Fed-BioMed addresses the above vulnerabilities in the following way:

secure aggregation and differential privacy offer options to reduce the risk coming from 1.
exploiting 2. or 4. would enable a node or the network component to execute same commands (training) or retrieve same information (local training updates from node) as the researcher, but no more. This is why implementation of secure communication inside the VPN was not prioritized by Fed-BioMed. Nevertheless, it is in the midterm roadmap.
model approval functionality addresses 3. by enabling each node site to review and authorize a training plan before it can train on the node.
advanced federated learning attacks from 5. will be further addressed in future releases with innovative functions. Stay tuned.
Fed-BioMed seeks to offer minimal attack surface to penetration attacks from 6.: the only network communication between the components is through the WireGuard VPN. Moreover, node sites that hold the data only have outbound connections to further reduce the attack surface on nodes.

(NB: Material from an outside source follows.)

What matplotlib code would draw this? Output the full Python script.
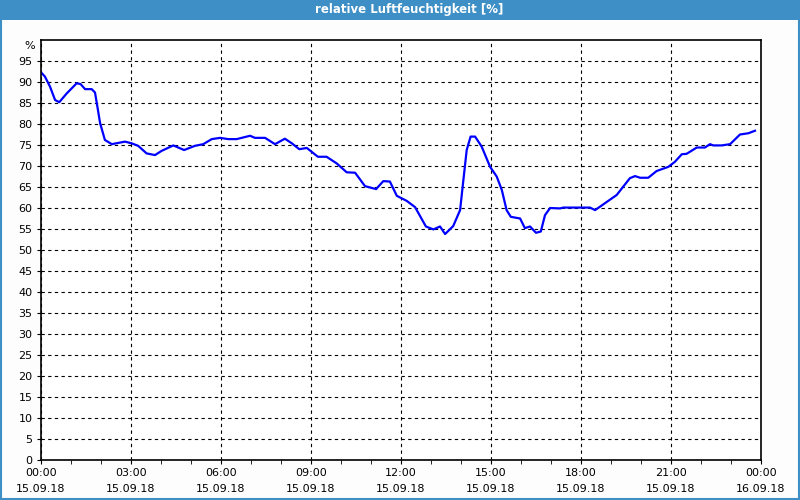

Fed-BioMed seeks to reduce the attack surface to penetration attacks from 7. by design: nodes and researcher only have outbound communications to the MQTT/restful (except the temporary, authenticated and specialized MP-SPDZ inbound and outboung connections for negotiating secure aggregation keys). Also, the node only accepts a limited set of commands from a legitimate researcher. There is no notion of trusted party that have full control over the nodes or the node data in a Fed-BioMed instance. Finally, our future implementation of secure communication inside the VPN will further reduce this risk.
attacks on global updates from 8. are considered more complicated than attacks on local updates. Currently, implemented Local and Central Differential Privacy are valid mechanisms to protect against these attacks, and other specific defense strategies will be further addressed in future releases.